Tuesday, November 21, 2023


This New York Times story by Reid Epstein is light on the specifics, but if it's at all accurate, then Democrats may be setting aside what's worked for them in 2022 and 2023 in favor of a strategy that failed in 2016:
When Donald J. Trump left the White House, Democrats didn’t want to hear another word from him. President Biden dismissed him as “the former guy.” A party-wide consensus held that he was best left ignored.

Three years later, Mr. Biden’s re-election campaign and Democratic officials across the party’s spectrum have landed on a new solution to his political slump:

More Trump.

Criticizing the news media for giving Mr. Trump a platform is out. Quietly pining for major networks to again broadcast live coverage of Trump campaign rallies is in.

Behind the improbable longing for the former president to gobble up political oxygen again is Democrats’ yearslong dependence on the Trump outrage machine. Since his ascent, Mr. Trump has been a one-man Democratic turnout operation, uniting an otherwise fractured opposition and fueling victories in three straight election cycles.
Is "the Trump outrage machine" really what drove Democratic turnout last year and this year? I'd say the main driver was the Alito outrage machine. The key issue seems to have been the Dobbs decision, along with (perhaps) gerrymandering in the Wisconsin judicial election, and possibly book-banning, guns, homophobia, climate change, and other issues elsewhere. Trump was barely a factor.

Outrage at Trump motivated Democratic voters when he was in office, in 2018 and then in 2020. But it's possible that 2024 will be a repeat of 2016 rather than 2020, for a simple reason: the damage Trump might do in office seems theoretical to many voters. One of Epstein's interviewees explains:
Cynthia Wallace, a co-founder of the New Rural Project, a progressive group in North Carolina, said she didn’t hear much about Mr. Trump these days from the rural Black and Hispanic voters her organization focuses on.

“I think it’s like a relationship,” she said. “There were a lot of bad things that happened, but the longer distance you get away from the bad things, you’re like, maybe the bad things weren’t that bad.”
Another Democratic activist says something similar:
“Not having the day-to-day chaos of Donald Trump in people’s faces certainly has an impact on how people are measuring the urgency of the danger of another Trump administration,” said Adrianne Shropshire, the executive director of BlackPAC, an African American political organizing group. “It is important to remind people of what a total and absolute disaster Trump was.”
Maybe it would be better to tie Trump to the policies we know voters hate, like abortion bans. President Biden and his surrogates should say that if a bill banning abortion came to Trump's desk, he'd sign it. (And if he denies this, there go some of his anti-abortion voters.) Voters need to be reminded that as president he'll get to appoint hundreds more judicial extremists, who are likely to be especially extreme on the subject of abortion. Whatever he may say about favoring rape and incense exceptions, these judges are likely to be far more absolutist.

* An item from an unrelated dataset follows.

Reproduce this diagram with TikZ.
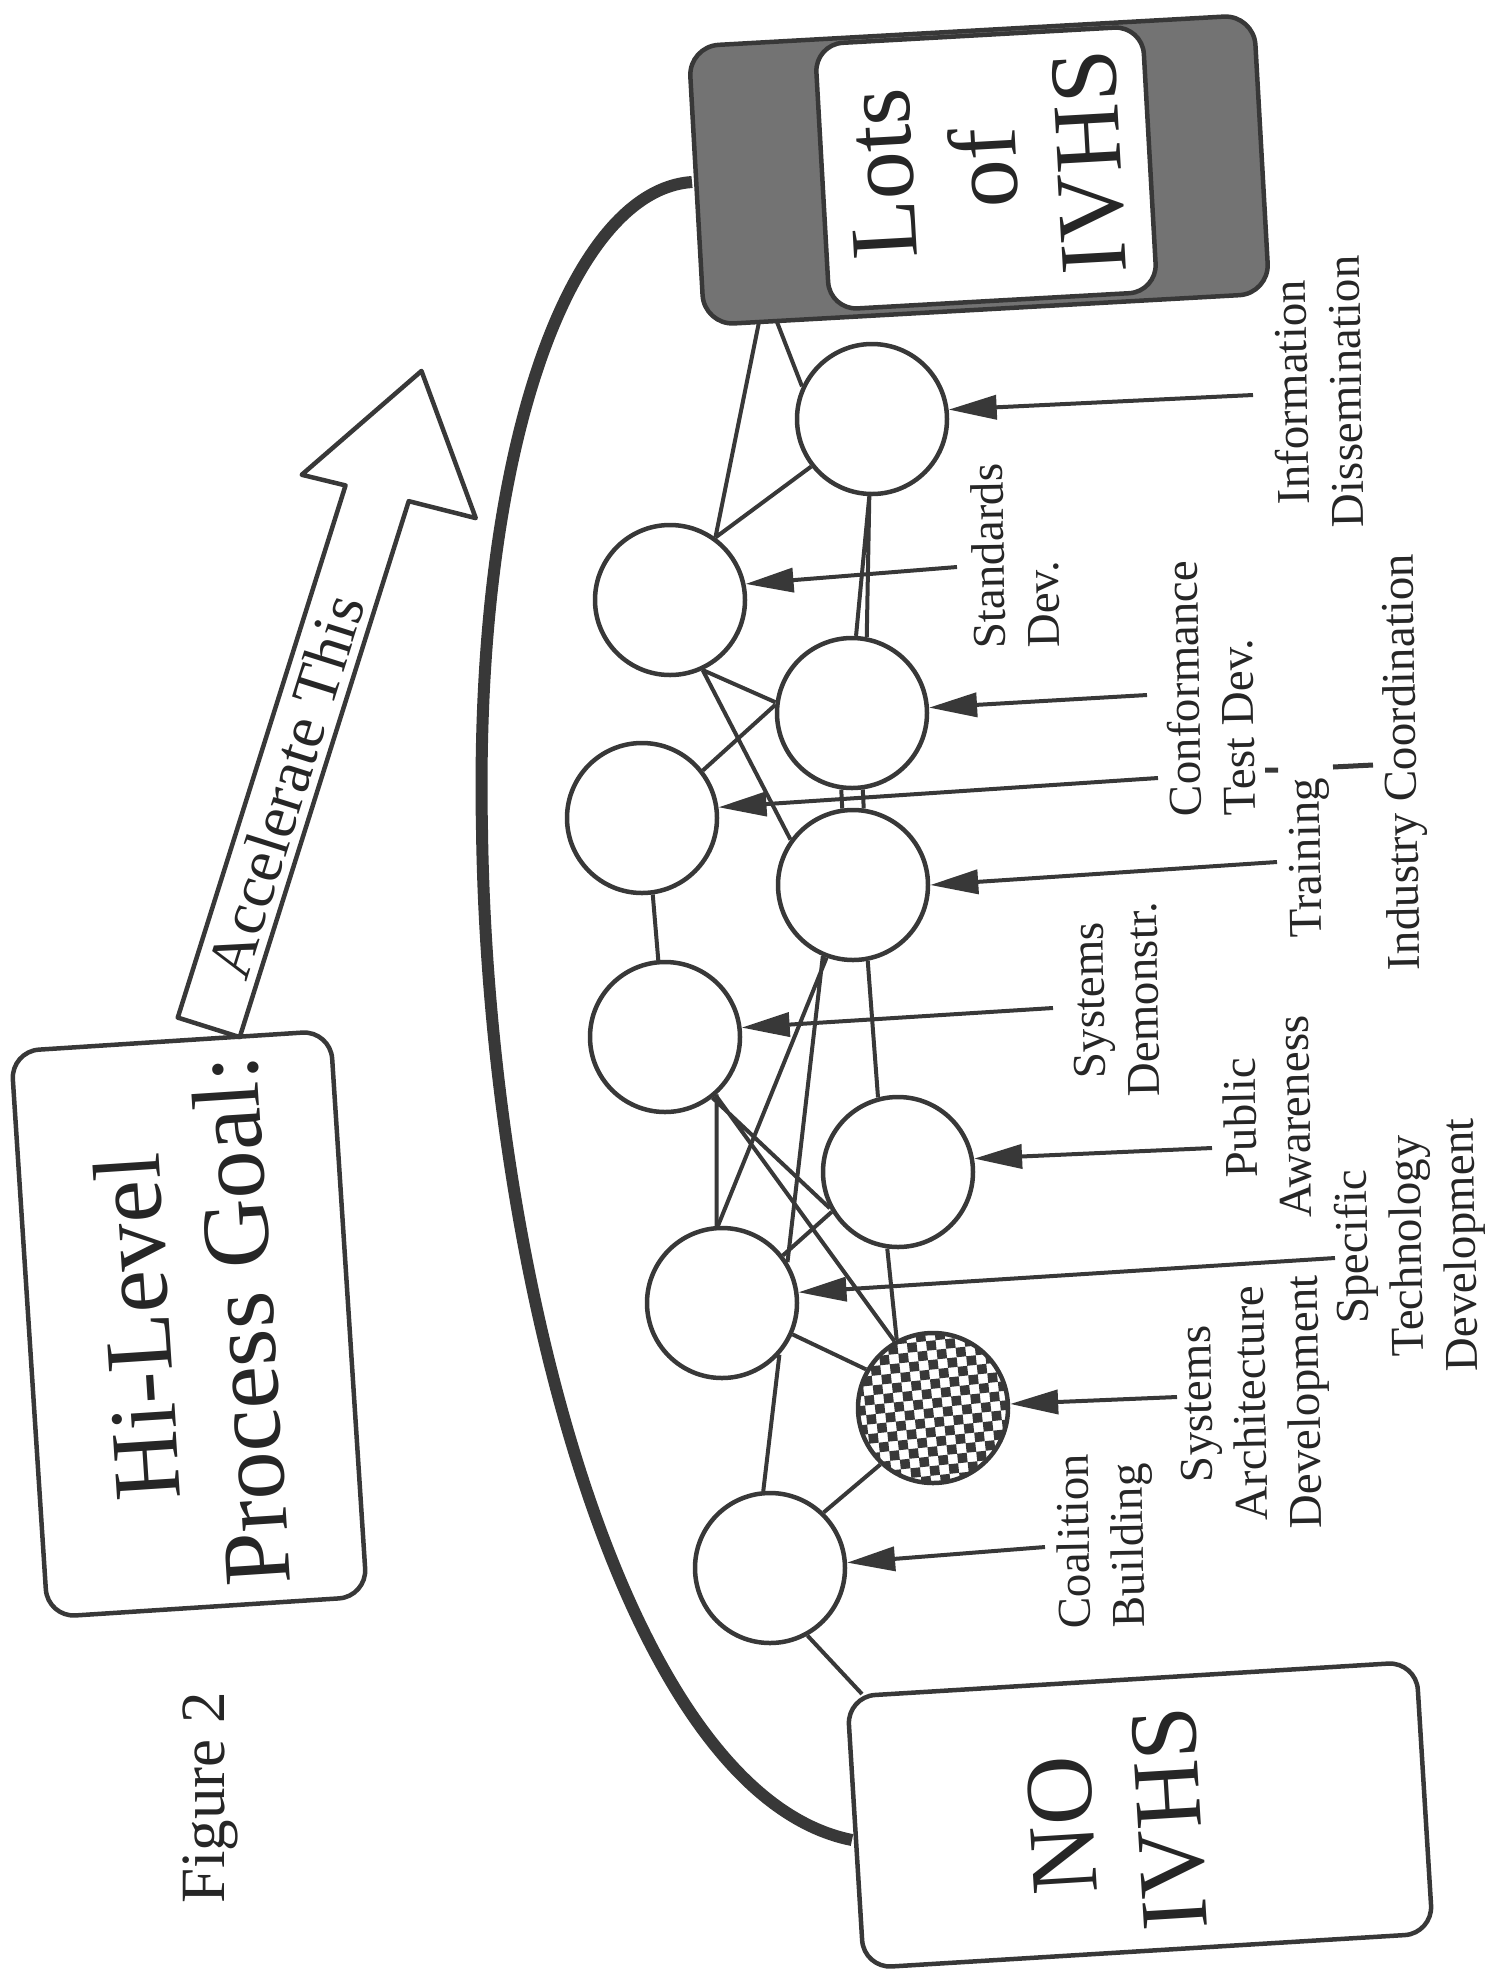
\documentclass[tikz,border=0pt]{standalone}
\usepackage{fontspec}
\setmainfont{Liberation Serif}
\usetikzlibrary{arrows.meta}

\begin{document}
\begin{tikzpicture}[x=1pt,y=-1pt,>={Triangle[length=48pt,width=24pt]},
  ink/.style={draw=black!78,line width=4.5pt},
  spot/.style={ink,circle,fill=white,minimum size=150pt,inner sep=0pt},
  link/.style={draw=black!78,line width=4pt},
  stage/.style={ink,rounded corners=28pt,inner sep=0pt,align=center,text=black!85},
  tag/.style={rotate=91,align=center,inner sep=0pt,text=black!85,font=\fontsize{47}{54}\selectfont}]
  \useasboundingbox (0,0) rectangle (1490,1974);

  \coordinate (lotsC) at (692,182);
  \coordinate (bend) at (482,830);
  \coordinate (noC) at (852,1840);
  \draw[draw=black!78,line width=12pt] (lotsC) .. controls (570,190) and (474,450) .. (bend)
    .. controls (488,1270) and (625,1795) .. (noC);

  \node[ink,fill=black!55,rounded corners=30pt,rotate=93.2,minimum width=279pt,minimum height=566pt,inner sep=0pt] (lots) at (979,170) {};
  \node[stage,fill=white,rotate=93.2,minimum width=266pt,minimum height=328pt,font=\fontsize{96}{104}\selectfont] (lotsin) at (986,168) {Lots\\of\\IVHS};
  \node[stage,rotate=93.5,minimum width=272pt,minimum height=570pt] (noivhs) at (1140,1815) {};
  \node[rotate=93.5,align=center,text=black!85,font=\fontsize{96}{108}\selectfont] (notext) at (1116,1822) {NO\\IVHS};
  \node[stage,rotate=93.7,minimum width=567pt,minimum height=320pt,font=\fontsize{96}{104}\selectfont] (goal) at (189,1324) {Hi-Level\\Process Goal:};
  \node[rotate=90,text=black!85,font=\fontsize{63}{63}\selectfont] (fig) at (210,1798) {Figure 2};

  \begin{scope}[shift={(214,1029)},rotate=72.5]
    \draw[ink,line join=round] (0,-38) -- (558,-38) -- (555,-83) -- (690,0) -- (566,96) -- (562,27) -- (0,27) -- cycle;
    \node[rotate=72.5,text=black!85,font=\fontsize{63}{63}\selectfont] (accel) at (253,-5) {Accelerate This};
  \end{scope}

  \node[spot] (A) at (872,419) {};
  \node[spot] (B) at (670,600) {};
  \node[spot] (C) at (852,713) {};
  \node[spot] (D) at (642,818) {};
  \node[spot] (E) at (853,885) {};
  \node[spot] (F) at (665,1037) {};
  \node[spot] (G) at (898,1172) {};
  \node[spot] (H) at (722,1303) {};
  \begin{scope}[shift={(933,1408)},rotate=6]
    \clip (0,0) circle (75);
    \foreach \i in {-8,...,7}
      \foreach \j in {-8,...,7}{
        \pgfmathtruncatemacro\sq{mod(\i+\j+20,2)}
        \ifnum\sq=1 \fill[black!78] (\i*9.6,\j*9.6) rectangle ++(9.6,9.6);\fi}
  \end{scope}
  \node[spot,fill=none] (I) at (933,1408) {};
  \node[spot] (J) at (770,1568) {};

  \coordinate (lotsA) at (777,322);
  \coordinate (lotsB) at (759,322);
  \coordinate (noJ) at (862,1694);
  \draw[link] (lotsB) -- (B.54) (lotsA) -- (A.155) (A.218) -- (B.54);
  \draw[link] (A.268) -- (C.79) (A.268) -- (C.87);
  \draw[link] (B.295) -- (C.172) (B.295) -- (E.144) (D.38) -- (C.174);
  \draw[link] (C.262) -- (E.98) (C.278) -- (E.82) (D.278) -- (F.95);
  \draw[link] (E.250) -- (H.93) (E.247) -- (H.32) (E.281) -- (G.105);
  \draw[link] (F.312) -- (H.94) (F.311) -- (I.120) (F.308) -- (G.208);
  \draw[link] (G.211) -- (H.38) (G.262) -- (I.118) (H.336) -- (I.150);
  \draw[link] (H.318) -- (J.95) (I.227) -- (J.46) (J.299) -- (noJ);

  \coordinate (infoS) at (1253,395);
  \coordinate (stdS) at (957,567);
  \coordinate (confS) at (1147,695);
  \coordinate (confT) at (1158,778);
  \coordinate (trainS) at (1277,862);
  \coordinate (demoS) at (1053,1008);
  \coordinate (pubS) at (1212,1148);
  \coordinate (specS) at (1335,1258);
  \coordinate (archS) at (1177,1397);
  \coordinate (coalS) at (1045,1547);
  \draw[link,->] (infoS) -- (A.7);
  \draw[link,->] (stdS) -- (B.12);
  \draw[link,->] (confS) -- (C.4);
  \draw[link,->] (confT) -- (D.8);
  \draw[link,->] (trainS) -- (E.0);
  \draw[link,->] (demoS) -- (F.7);
  \draw[link,->] (pubS) -- (G.10);
  \draw[link,->] (specS) -- (H.8);
  \draw[link,->] (archS) -- (I.3);
  \draw[link,->] (coalS) -- (J.4);

  \coordinate (tickA) at (1265,770);
  \coordinate (tickB) at (1333,767);
  \draw[link,line width=5pt] (tickA) -- ++(13,0) (tickB) -- ++(40,-2);

  \node[tag] (info) at (1318,392) {Information\\Dissemination};
  \node[tag,align=left] (std) at (1015,556) {Standards\\Dev.};
  \node[tag,align=left] (conf) at (1210,688) {Conformance\\Test Dev.};
  \node[tag] (train) at (1310,858) {Training};
  \node[tag] (indus) at (1405,762) {Industry Coordination};
  \node[tag] (demo) at (1116,1000) {Systems\\Demonstr.};
  \node[tag] (pub) at (1267,1117) {Public\\Awareness};
  \node[tag] (spec) at (1410,1246) {Specific\\Technology\\Development};
  \node[tag] (arch) at (1255,1403) {Systems\\Architecture\\Development};
  \node[tag,align=left] (coal) at (1105,1541) {Coalition\\Building};
\end{tikzpicture}
\end{document}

Trump opposes any and all efforts to mitigate the effects of climate change. Tell voters that. Trump allies himself with book banners and trans bashers like Moms for Liberty. Tell voters that. Trump will eagerly sign another tax cut for the rich. Tell voters that. Trump always sides with labor against the union movement. Tell voters that.

Trump will be the GOP nominee soon enough. Everyone will see him acting like Trump again. That should help Biden, but it probably won't be enough. Democrats can talk about the the threat to democracy Trump poses, but it would be better if they talk about issues that are of more immediate concern to voters, because Trump is on the wrong side of every issue.